There is a growing call for increasing the powers of local authority members. That is important, but with power comes the responsibility to make decisions, which was Senator Higgins’s point. This is about how we organise ourselves and make decisions.

I would have to push back a little against the suggestions of using D’Hondt and of everyone getting a turn in cathaoirleach position and so on.

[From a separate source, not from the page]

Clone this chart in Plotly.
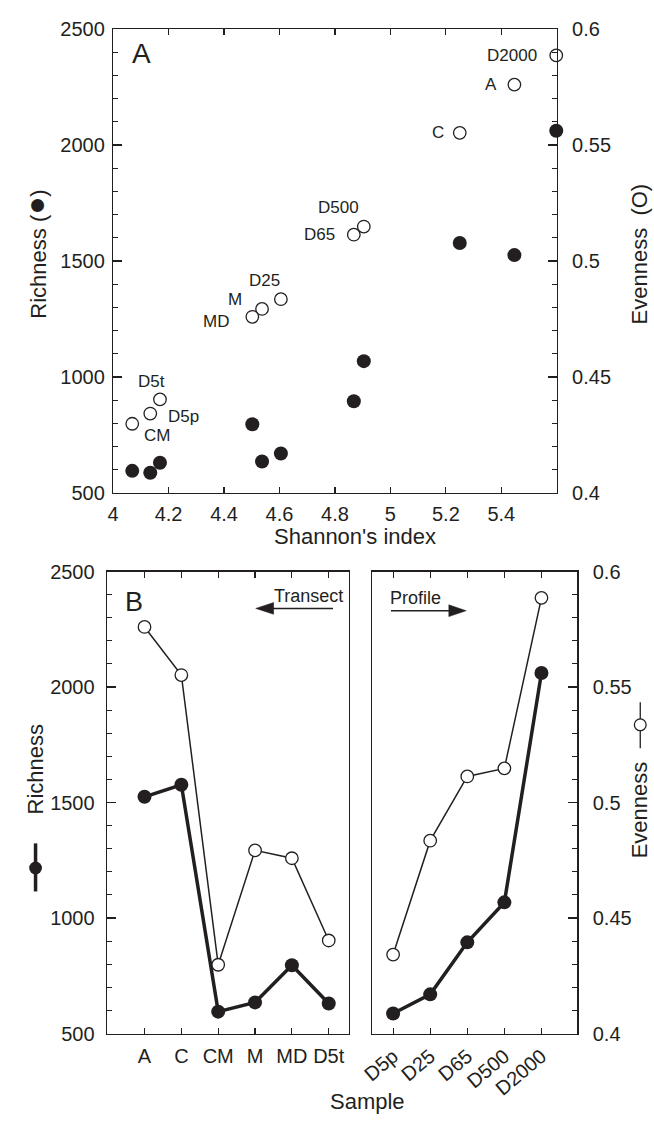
import plotly.graph_objects as go

W, H = 654, 1125

# ---------------- data ----------------
transect = ["A", "C", "CM", "M", "MD", "D5t"]
profile = ["D5p", "D25", "D65", "D500", "D2000"]
richness_transect = [1525, 1577, 595, 635, 796, 630]
richness_profile = [587, 670, 895, 1068, 2061]
evenness_transect = [0.5760, 0.5552, 0.4298, 0.4793, 0.4759, 0.4403]
evenness_profile = [0.4342, 0.4835, 0.5113, 0.5148, 0.5886]
shannon_transect = [5.447, 5.250, 4.069, 4.537, 4.502, 4.169]
shannon_profile = [4.134, 4.605, 4.868, 4.904, 5.598]

shannon_ticks = [4.0, 4.2, 4.4, 4.6, 4.8, 5.0, 5.2, 5.4, 5.6]
shannon_ticktext = ["4", "4.2", "4.4", "4.6", "4.8", "5", "5.2", "5.4", ""]

# label placement for panel A (anchor, xshift, yshift)
label_pos = {
    "D2000": ("right", -17, 0),
    "A": ("right", -15, 0),
    "C": ("right", -14, 0),
    "D500": ("center", -25, 19),
    "D65": ("right", -17, 0),
    "D25": ("center", -16, 19),
    "M": ("right", -18, 9),
    "MD": ("right", -21, -5),
    "D5t": ("center", -8, 18),
    "D5p": ("left", 16, -3),
    "CM": ("left", 10, -12),
}

ink = "#231f20"
FONT = "Liberation Sans, Arial, Helvetica, sans-serif"


def px(x):
    return x / W


def py(y):
    return 1 - y / H


samples = transect + profile
shannon_all = shannon_transect + shannon_profile
richness_all = richness_transect + richness_profile
evenness_all = evenness_transect + evenness_profile

fig = go.Figure()

filled = dict(size=14, color=ink, line=dict(width=0))
openm = dict(size=12.5, color="white", line=dict(width=1.3, color=ink))

# Panel A
fig.add_trace(go.Scatter(x=shannon_all, y=richness_all, mode="markers", marker=filled,
                         xaxis="x", yaxis="y", cliponaxis=False, showlegend=False))
fig.add_trace(go.Scatter(x=shannon_all, y=evenness_all, mode="markers", marker=openm,
                         xaxis="x", yaxis="y2", cliponaxis=False, showlegend=False))

# Panel B - transect
fig.add_trace(go.Scatter(x=transect, y=richness_transect, mode="lines+markers",
                         line=dict(width=3.5, color=ink), marker=filled,
                         xaxis="x2", yaxis="y3", cliponaxis=False, showlegend=False))
fig.add_trace(go.Scatter(x=transect, y=evenness_transect, mode="lines+markers",
                         line=dict(width=1.5, color=ink), marker=openm,
                         xaxis="x2", yaxis="y4", cliponaxis=False, showlegend=False))
# Panel B - profile
fig.add_trace(go.Scatter(x=profile, y=evenness_profile, mode="lines+markers",
                         line=dict(width=1.5, color=ink), marker=openm,
                         xaxis="x3", yaxis="y5", cliponaxis=False, showlegend=False))
fig.add_trace(go.Scatter(x=profile, y=richness_profile, mode="lines+markers",
                         line=dict(width=3.5, color=ink), marker=filled,
                         xaxis="x3", yaxis="y6", cliponaxis=False, showlegend=False))

tickfont = dict(family=FONT, size=20, color=ink)
axline = dict(showline=True, linewidth=1.3, linecolor=ink, showgrid=False, zeroline=False,
              tickcolor=ink, tickwidth=1.2, tickfont=tickfont)

rich_axis = dict(range=[500, 2500], tick0=500, dtick=500, ticks="inside", ticklen=9,
                 minor=dict(dtick=100, ticks="inside", ticklen=5, tickwidth=1, tickcolor=ink),
                 **axline)
even_axis = dict(range=[0.4, 0.6], tick0=0.4, dtick=0.05, ticks="inside", ticklen=9,
                 minor=dict(dtick=0.01, ticks="inside", ticklen=5, tickwidth=1, tickcolor=ink),
                 **axline)

domA = [py(491.5), py(18.3)]
domB = [py(1043), py(571.7)]

fig.update_layout(
    width=W, height=H, autosize=False,
    margin=dict(l=0, r=0, t=0, b=0),
    paper_bgcolor="white", plot_bgcolor="rgba(0,0,0,0)",
    font=dict(family=FONT, color=ink),
    xaxis=dict(domain=[px(103), px(555)], anchor="y", range=[4, 5.6],
               tickmode="array", tickvals=shannon_ticks, ticktext=shannon_ticktext,
               ticks="inside", ticklen=6, mirror="ticks", ticklabelstandoff=3, **axline),
    yaxis=dict(domain=domA, anchor="x", side="left", ticklabelstandoff=3, **rich_axis),
    yaxis2=dict(overlaying="y", anchor="x", side="right", ticklabelstandoff=10, **even_axis),
    xaxis2=dict(domain=[px(96.7), px(343.3)], anchor="y3", type="category",
                categoryorder="array", categoryarray=transect, range=[-1.02, 5.55],
                ticks="inside", ticklen=6, mirror="ticks", ticklabelstandoff=4, **axline),
    yaxis3=dict(domain=domB, anchor="x2", side="left", mirror=True, ticklabelstandoff=7, **rich_axis),
    yaxis4=dict(overlaying="y3", anchor="x2", range=[0.4, 0.6], visible=False),
    xaxis3=dict(domain=[px(366.7), px(576)], anchor="y5", type="category",
                categoryorder="array", categoryarray=profile, range=[-0.57, 4.97],
                ticks="inside", ticklen=6, mirror="ticks", tickangle=-40, ticklabelstandoff=2, **axline),
    yaxis5=dict(domain=domB, anchor="x3", side="right", mirror=True, ticklabelstandoff=10, **even_axis),
    yaxis6=dict(overlaying="y5", anchor="x3", range=[500, 2500], visible=False),
)

ann = []
# sample labels in panel A
for name, sx, ev in zip(samples, shannon_all, evenness_all):
    anchor, xs, ys = label_pos[name]
    ann.append(dict(x=sx, y=ev, xref="x", yref="y2", text=name, showarrow=False,
                    xanchor=anchor, yanchor="middle", xshift=xs, yshift=ys,
                    font=dict(family=FONT, size=17, color=ink)))


def ptext(text, x, y, size, angle=0, anchor="center"):
    ann.append(dict(x=px(x), y=py(y), xref="paper", yref="paper", text=text, showarrow=False,
                    xanchor=anchor, yanchor="middle", textangle=angle,
                    font=dict(family=FONT, size=size, color=ink)))


ptext("A", 132, 43, 28)
ptext("B", 124, 603, 27)
ptext("Shannon's index", 349, 536, 22)
ptext("Sample", 362, 1112, 22)
ptext("Richness (<span style='font-size:30px'>●</span>)", 24, 248, 22, angle=-90)
ptext("Evenness  (O)", 639, 248, 22, angle=-90)
ptext("Richness", 24, 774, 22, angle=-90)
ptext("Evenness", 639, 815, 22, angle=-90)
ptext("Transect", 302, 597, 18)
ptext("Profile", 411, 599, 18)
fig.update_layout(annotations=ann)

shapes = []


def pline(x0, y0, x1, y1, w):
    shapes.append(dict(type="line", xref="paper", yref="paper", x0=px(x0), y0=py(y0),
                       x1=px(x1), y1=py(y1), line=dict(color=ink, width=w)))


def tri(tipx, basex, y, half):
    path = "M {:.5f},{:.5f} L {:.5f},{:.5f} L {:.5f},{:.5f} Z".format(
        px(tipx), py(y), px(basex), py(y - half), px(basex), py(y + half))
    shapes.append(dict(type="path", xref="paper", yref="paper", path=path,
                       fillcolor=ink, line=dict(color=ink, width=0.5)))


def circ(cx, cy, d, fill, w):
    r = d / 2
    shapes.append(dict(type="circle", xref="paper", yref="paper",
                       x0=px(cx - r), x1=px(cx + r), y0=py(cy + r), y1=py(cy - r),
                       fillcolor=fill, line=dict(color=ink, width=w)))


# Transect arrow (pointing left)
pline(264, 609.3, 327, 609.3, 1.5)
tri(248.3, 266.5, 609.3, 6)
# Profile arrow (pointing right)
pline(386, 611.7, 447, 611.7, 1.5)
tri(462.7, 445, 611.7, 6)
# legend glyphs panel B
pline(24, 849, 24, 898, 3.5)
circ(24, 874, 13, ink, 0)
pline(640, 705, 640, 752, 1.3)
circ(640, 728, 12, "white", 1.3)
fig.update_layout(shapes=shapes)

fig.write_html(
    "out.html",
    config={"staticPlot": True, "displayModeBar": False},
    post_script="document.body.style.margin='0';document.body.style.padding='0';"
                "document.documentElement.style.overflow='hidden';"
                "document.body.style.overflow='hidden';",
)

This is not some sort of rotation of a privilege, it is the responsibility to pass a budget in a chamber. It is a responsibility to make the difficult decisions. One of the biggest things I find among retiring local authority members is the frustration that the council chamber is a debating chamber and not a decision-making chamber. To give a very brief example, in this debate, the majority of the parties that won the majority of the support in the Dáil received an 18-minute while the Opposition received a 48-minute allocation. That is nothing unusual to the Cathaoirleach. It happens every day in chambers right around the country and it happens every day in the Dáil as well. With increasing powers comes the responsibility to make decisions and that often involves people coming together, whether they are in a party or not, or are an independent or in a technical group or whatever. If involves making difficult decisions and that is the corollary to increasing the powers we have. The biggest example of that is that we all agree the city and county managers have too much power. Every councillor in every local authority around the country now has the ability to strip their chief executive of the powers and to invest them in a directly-elected person. One might not agree with that system but it is a far better system than the current one. Every single councillor in every local authority now has that power to trigger a plebiscite. The question is whether people will be willing to take that responsibility and go for it.